Chippa donne une belle performance. Du soccer positif, offensif. Ce n’est pas le niveau de la MLS, mais il demeure très respectable. Les Chilli Boys accumulent les occasions, offrant un match divertissant. Finalement, à la 58e minute, ils prennent les devants 1-0, et l’emporteront par cette marque. Les partisans et les deux seuls touristes présents – facilement reconnaissables par la couleur de leur peau – repartent le sourire aux lèvres.

Un amour du sport, bien malgré l’apartheid

Parce que le soccer, historiquement, a été le sport des Noirs en Afrique du Sud. Bien que des Blancs y jouent – le capitaine de Chippa, Roscoe Pietersen, est un Sud-Africain caucasien – et s’y intéressent, le rugby leur tient généralement plus à cœur. Et a toujours bénéficié de plus de financement, évidemment en raison de l’apartheid.

Du début à la fin de ce régime, la ségrégation raciale touchait toutes les sphères de la société. Le sport compris. La législation obligeait les Blancs et les Noirs à jouer dans des ligues distinctes. Les Blancs avaient leurs équipes (Hellenic, Wits University), leurs ligues. Les Noirs et non-Blancs avaient les leurs (les Kaiser Chiefs, les Pirates d’Orlando). On vous laisse deviner lesquels recevaient le plus de soutien institutionnel et financier.
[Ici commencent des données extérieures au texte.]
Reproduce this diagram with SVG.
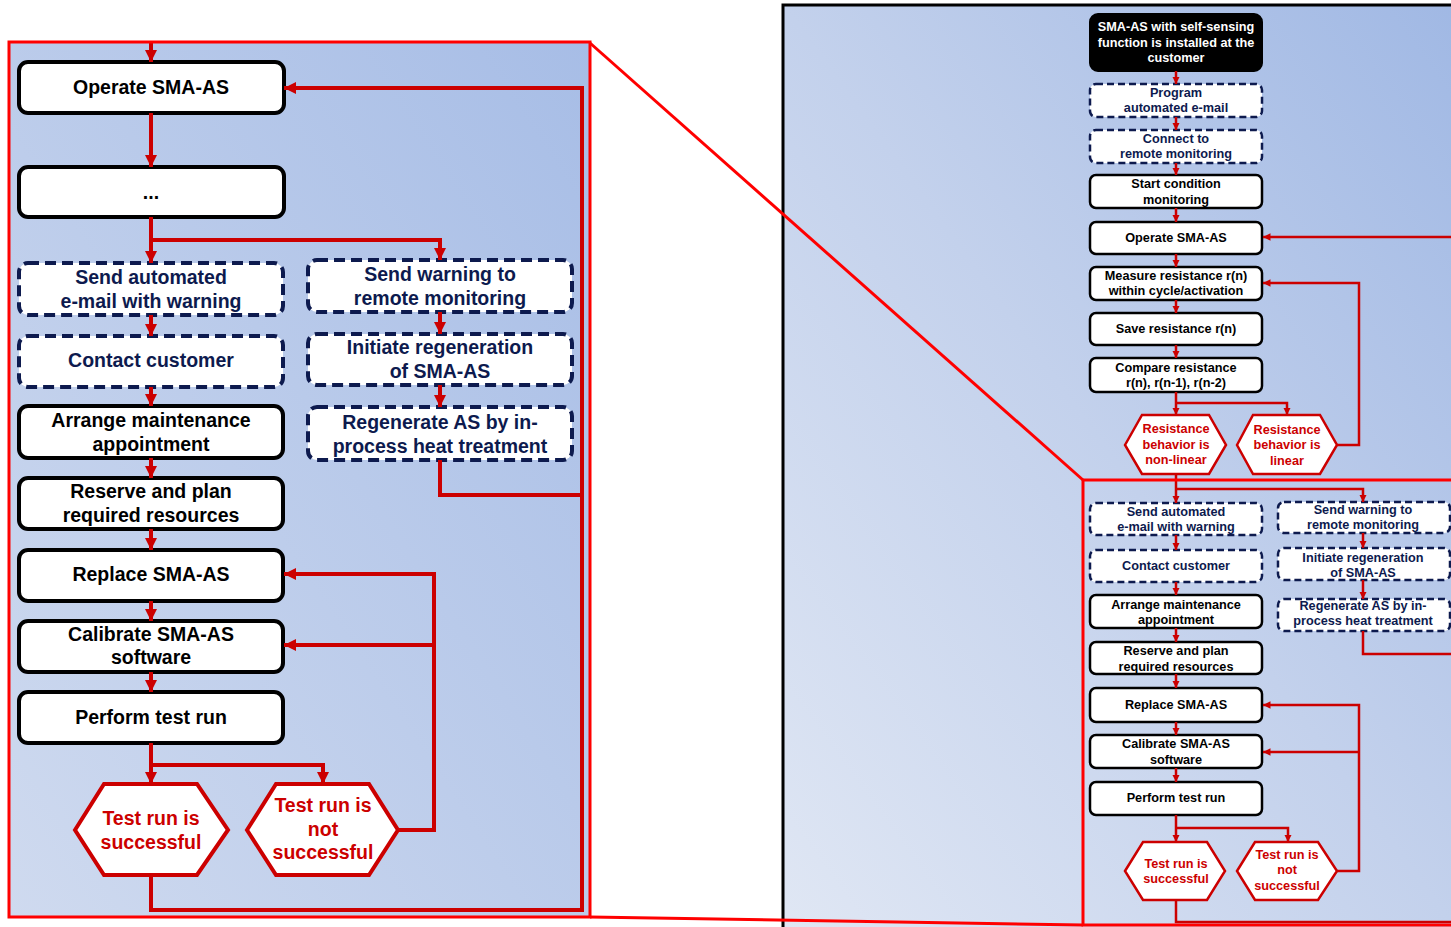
<svg xmlns="http://www.w3.org/2000/svg" width="1451" height="927" viewBox="0 0 1451 927">
<defs>
<linearGradient id="gL" x1="0" y1="1" x2="1" y2="0">
<stop offset="0" stop-color="#cfdaef"/>
<stop offset="1" stop-color="#a7bde6"/>
</linearGradient>
<linearGradient id="gR" x1="0" y1="1" x2="1" y2="0">
<stop offset="0" stop-color="#e0e7f4"/>
<stop offset="0.5" stop-color="#c3d1ec"/>
<stop offset="1" stop-color="#a0b8e4"/>
</linearGradient>
<marker id="ah" viewBox="0 0 10 10" refX="10" refY="5" markerWidth="3" markerHeight="3" orient="auto" markerUnits="strokeWidth">
<path d="M0,0 L10,5 L0,10 z" fill="#cc0000"/>
</marker>
<style>
text{font-family:"Liberation Sans",Arial,sans-serif;font-weight:bold;text-anchor:middle;dominant-baseline:central}
.L{font-size:19.5px}
.R{font-size:12.7px}
.bk{fill:#000}
.nv{fill:#0d1a4e}
.rd{fill:#cc0000}
.wt{fill:#fff}
.sL{fill:#fff;stroke:#000;stroke-width:4}
.dL{fill:#fff;stroke:#0d1a4e;stroke-width:4;stroke-dasharray:11 6}
.hL{fill:#fff;stroke:#cc0000;stroke-width:4}
.sR{fill:#fff;stroke:#000;stroke-width:2.5}
.dR{fill:#fff;stroke:#0d1a4e;stroke-width:2.5;stroke-dasharray:7 4}
.hR{fill:#fff;stroke:#cc0000;stroke-width:2.5}
.cL path{fill:none;stroke:#cc0000;stroke-width:4}
.cR path{fill:none;stroke:#cc0000;stroke-width:2.5}
.a{marker-end:url(#ah)}
.frame{fill:none;stroke:#ff0000;stroke-width:3}
</style>
</defs>
<rect x="0" y="0" width="1451" height="927" fill="#fff"/>
<!-- panels -->
<rect x="9" y="42" width="581" height="875" fill="url(#gL)"/>
<rect x="783" y="5" width="680" height="935" fill="url(#gR)" stroke="#000" stroke-width="3"/>

<!-- LEFT PANEL nodes -->
<g id="L-operate"><rect class="sL" x="19" y="62" width="265" height="51" rx="9"/><text class="L bk" x="151" y="87">Operate SMA-AS</text></g>
<g id="L-dots"><rect class="sL" x="19" y="167" width="265" height="50" rx="9"/><text class="L bk" x="151" y="192">...</text></g>
<g id="L-sendmail"><rect class="dL" x="19" y="263" width="264" height="52" rx="9"/><text class="L nv" x="151" y="277">Send automated</text><text class="L nv" x="151" y="301">e-mail with warning</text></g>
<g id="L-sendwarn"><rect class="dL" x="308" y="260" width="264" height="52" rx="9"/><text class="L nv" x="440" y="274">Send warning to</text><text class="L nv" x="440" y="298">remote monitoring</text></g>
<g id="L-contact"><rect class="dL" x="19" y="336" width="264" height="51" rx="9"/><text class="L nv" x="151" y="360">Contact customer</text></g>
<g id="L-initiate"><rect class="dL" x="308" y="334" width="264" height="51" rx="9"/><text class="L nv" x="440" y="347">Initiate regeneration</text><text class="L nv" x="440" y="371">of SMA-AS</text></g>
<g id="L-arrange"><rect class="sL" x="19" y="406" width="264" height="52" rx="9"/><text class="L bk" x="151" y="420">Arrange maintenance</text><text class="L bk" x="151" y="444">appointment</text></g>
<g id="L-regen"><rect class="dL" x="308" y="407" width="264" height="53" rx="9"/><text class="L nv" x="440" y="422">Regenerate AS by in-</text><text class="L nv" x="440" y="446">process heat treatment</text></g>
<g id="L-reserve"><rect class="sL" x="19" y="478" width="264" height="51" rx="9"/><text class="L bk" x="151" y="491">Reserve and plan</text><text class="L bk" x="151" y="515">required resources</text></g>
<g id="L-replace"><rect class="sL" x="19" y="550" width="264" height="51" rx="9"/><text class="L bk" x="151" y="574">Replace SMA-AS</text></g>
<g id="L-calibrate"><rect class="sL" x="19" y="621" width="264" height="51" rx="9"/><text class="L bk" x="151" y="634">Calibrate SMA-AS</text><text class="L bk" x="151" y="657">software</text></g>
<g id="L-perform"><rect class="sL" x="19" y="692" width="264" height="51" rx="9"/><text class="L bk" x="151" y="717">Perform test run</text></g>
<g id="L-success"><polygon class="hL" points="75,830 104,784 197,784 228,830 197,875 104,875"/><text class="L rd" x="151" y="818">Test run is</text><text class="L rd" x="151" y="842">successful</text></g>
<g id="L-fail"><polygon class="hL" points="247,830 276,784 369,784 398,830 369,875 276,875"/><text class="L rd" x="323" y="805">Test run is</text><text class="L rd" x="323" y="829">not</text><text class="L rd" x="323" y="852">successful</text></g>

<!-- LEFT connectors -->
<g id="L-connectors" class="cL">
<path class="a" d="M151,42 V62"/>
<path class="a" d="M151,113 V167"/>
<path class="a" d="M151,217 V263"/>
<path class="a" d="M151,240 H440 V260"/>
<path class="a" d="M151,315 V336"/>
<path class="a" d="M151,387 V406"/>
<path class="a" d="M151,458 V478"/>
<path class="a" d="M151,529 V550"/>
<path class="a" d="M151,601 V621"/>
<path class="a" d="M151,672 V692"/>
<path class="a" d="M151,743 V784"/>
<path class="a" d="M151,765 H323 V784"/>
<path class="a" d="M440,312 V334"/>
<path class="a" d="M440,385 V407"/>
<path d="M440,460 V495 H582"/>
<path class="a" d="M151,875 V910 H582 V88 H284"/>
<path class="a" d="M398,830 H434 V574 H284"/>
<path class="a" d="M434,645 H284"/>
</g>

<!-- RIGHT PANEL nodes -->
<g id="R-installed"><rect x="1090" y="14" width="172" height="57" rx="8" fill="#000" stroke="#000" stroke-width="2"/><text class="R wt" x="1176" y="27">SMA-AS with self-sensing</text><text class="R wt" x="1176" y="43">function is installed at the</text><text class="R wt" x="1176" y="58">customer</text></g>
<g id="R-program"><rect class="dR" x="1090" y="84" width="172" height="33" rx="6"/><text class="R nv" x="1176" y="93">Program</text><text class="R nv" x="1176" y="108">automated e-mail</text></g>
<g id="R-connect"><rect class="dR" x="1090" y="130" width="172" height="33" rx="6"/><text class="R nv" x="1176" y="139">Connect to</text><text class="R nv" x="1176" y="154">remote monitoring</text></g>
<g id="R-start"><rect class="sR" x="1090" y="175" width="172" height="33" rx="6"/><text class="R bk" x="1176" y="184">Start condition</text><text class="R bk" x="1176" y="200">monitoring</text></g>
<g id="R-operate"><rect class="sR" x="1090" y="222" width="172" height="32" rx="6"/><text class="R bk" x="1176" y="238">Operate SMA-AS</text></g>
<g id="R-measure"><rect class="sR" x="1090" y="267" width="172" height="33" rx="6"/><text class="R bk" x="1176" y="276">Measure resistance r(n)</text><text class="R bk" x="1176" y="291">within  cycle/activation</text></g>
<g id="R-save"><rect class="sR" x="1090" y="313" width="172" height="32" rx="6"/><text class="R bk" x="1176" y="329">Save resistance r(n)</text></g>
<g id="R-compare"><rect class="sR" x="1090" y="358" width="172" height="34" rx="6"/><text class="R bk" x="1176" y="368">Compare resistance</text><text class="R bk" x="1176" y="383">r(n), r(n-1), r(n-2)</text></g>
<g id="R-nonlinear"><polygon class="hR" points="1125,445 1142,415 1209,415 1226,445 1209,474 1142,474"/><text class="R rd" x="1176" y="429">Resistance</text><text class="R rd" x="1176" y="445">behavior is</text><text class="R rd" x="1176" y="460">non-linear</text></g>
<g id="R-linear"><polygon class="hR" points="1237,445 1253,415 1320,415 1337,445 1320,474 1253,474"/><text class="R rd" x="1287" y="430">Resistance</text><text class="R rd" x="1287" y="445">behavior is</text><text class="R rd" x="1287" y="461">linear</text></g>
<g id="R-sendmail"><rect class="dR" x="1090" y="503" width="172" height="32" rx="6"/><text class="R nv" x="1176" y="512">Send automated</text><text class="R nv" x="1176" y="527">e-mail with warning</text></g>
<g id="R-sendwarn"><rect class="dR" x="1278" y="502" width="172" height="31" rx="6"/><text class="R nv" x="1363" y="510">Send warning to</text><text class="R nv" x="1363" y="525">remote monitoring</text></g>
<g id="R-contact"><rect class="dR" x="1090" y="550" width="172" height="32" rx="6"/><text class="R nv" x="1176" y="566">Contact customer</text></g>
<g id="R-initiate"><rect class="dR" x="1278" y="548" width="172" height="32" rx="6"/><text class="R nv" x="1363" y="558">Initiate regeneration</text><text class="R nv" x="1363" y="573">of SMA-AS</text></g>
<g id="R-arrange"><rect class="sR" x="1090" y="595" width="172" height="33" rx="6"/><text class="R bk" x="1176" y="605">Arrange maintenance</text><text class="R bk" x="1176" y="620">appointment</text></g>
<g id="R-regen"><rect class="dR" x="1278" y="599" width="172" height="32" rx="6"/><text class="R nv" x="1363" y="606">Regenerate AS by in-</text><text class="R nv" x="1363" y="621">process heat treatment</text></g>
<g id="R-reserve"><rect class="sR" x="1090" y="642" width="172" height="32" rx="6"/><text class="R bk" x="1176" y="651">Reserve and plan</text><text class="R bk" x="1176" y="667">required resources</text></g>
<g id="R-replace"><rect class="sR" x="1090" y="688" width="172" height="34" rx="6"/><text class="R bk" x="1176" y="705">Replace SMA-AS</text></g>
<g id="R-calibrate"><rect class="sR" x="1090" y="735" width="172" height="33" rx="6"/><text class="R bk" x="1176" y="744">Calibrate SMA-AS</text><text class="R bk" x="1176" y="760">software</text></g>
<g id="R-perform"><rect class="sR" x="1090" y="782" width="172" height="33" rx="6"/><text class="R bk" x="1176" y="798">Perform test run</text></g>
<g id="R-success"><polygon class="hR" points="1125,871 1143,842 1207,842 1225,871 1207,900 1143,900"/><text class="R rd" x="1176" y="864">Test run is</text><text class="R rd" x="1176" y="879">successful</text></g>
<g id="R-fail"><polygon class="hR" points="1237,871 1255,842 1318,842 1337,871 1318,900 1255,900"/><text class="R rd" x="1287" y="855">Test run is</text><text class="R rd" x="1287" y="870">not</text><text class="R rd" x="1287" y="886">successful</text></g>

<!-- RIGHT connectors -->
<g id="R-connectors" class="cR">
<path class="a" d="M1176,71 V84"/>
<path class="a" d="M1176,117 V130"/>
<path class="a" d="M1176,163 V175"/>
<path class="a" d="M1176,208 V222"/>
<path class="a" d="M1176,254 V267"/>
<path class="a" d="M1176,300 V313"/>
<path class="a" d="M1176,345 V358"/>
<path class="a" d="M1176,392 V415"/>
<path class="a" d="M1176,403 H1287 V415"/>
<path class="a" d="M1337,445 H1359 V283 H1263"/>
<path class="a" d="M1451,237 H1263"/>
<path class="a" d="M1176,474 V503"/>
<path class="a" d="M1176,489 H1363 V502"/>
<path class="a" d="M1363,533 V548"/>
<path class="a" d="M1363,580 V599"/>
<path d="M1363,631 V654 H1451"/>
<path class="a" d="M1176,535 V550"/>
<path class="a" d="M1176,582 V595"/>
<path class="a" d="M1176,628 V642"/>
<path class="a" d="M1176,674 V688"/>
<path class="a" d="M1176,722 V735"/>
<path class="a" d="M1176,768 V782"/>
<path class="a" d="M1176,815 V842"/>
<path class="a" d="M1176,828 H1288 V842"/>
<path class="a" d="M1337,871 H1359 V705 H1263"/>
<path class="a" d="M1359,752 H1263"/>
<path d="M1176,900 V922 H1451"/>
</g>

<!-- zoom frames -->
<g id="zoom-frames">
<rect class="frame" x="9" y="42" width="581" height="875"/>
<rect class="frame" x="1083" y="480" width="380" height="445"/>
<path class="frame" d="M590,43 L1083,480"/>
<path class="frame" d="M590,917 L1083,925"/>
</g>
</svg>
Néanmoins, la population opprimée par la minorité blanche en Afrique du Sud a trouvé dans le soccer une façon de se regrouper. Et d’échapper, au moins pour quelques heures, aux strictes lois ségrégationnistes.

Un stade occupé en 2010

Non, le Nelson Mandela Bay Stadium n’est pas nommé directement en l’honneur du premier président noir de l’Afrique du Sud. Il tient plutôt son nom du district dans lequel il a été construit, soit Nelson Mandela Bay. Sa structure distincte, dont les pétales métalliques sont discernables à des kilomètres à la ronde à Port Elizabeth, lui a valu le surnom de « Sunflower », ou tournesol, par les locaux.

En plus du match pour la troisième place, l’enceinte a accueilli huit rencontres de la Coupe du monde en 2010, dont un huitième de finale (Uruguay 2 – Corée du Sud 1) et un quart de finale (Pays-Bas 2 – Brésil 1).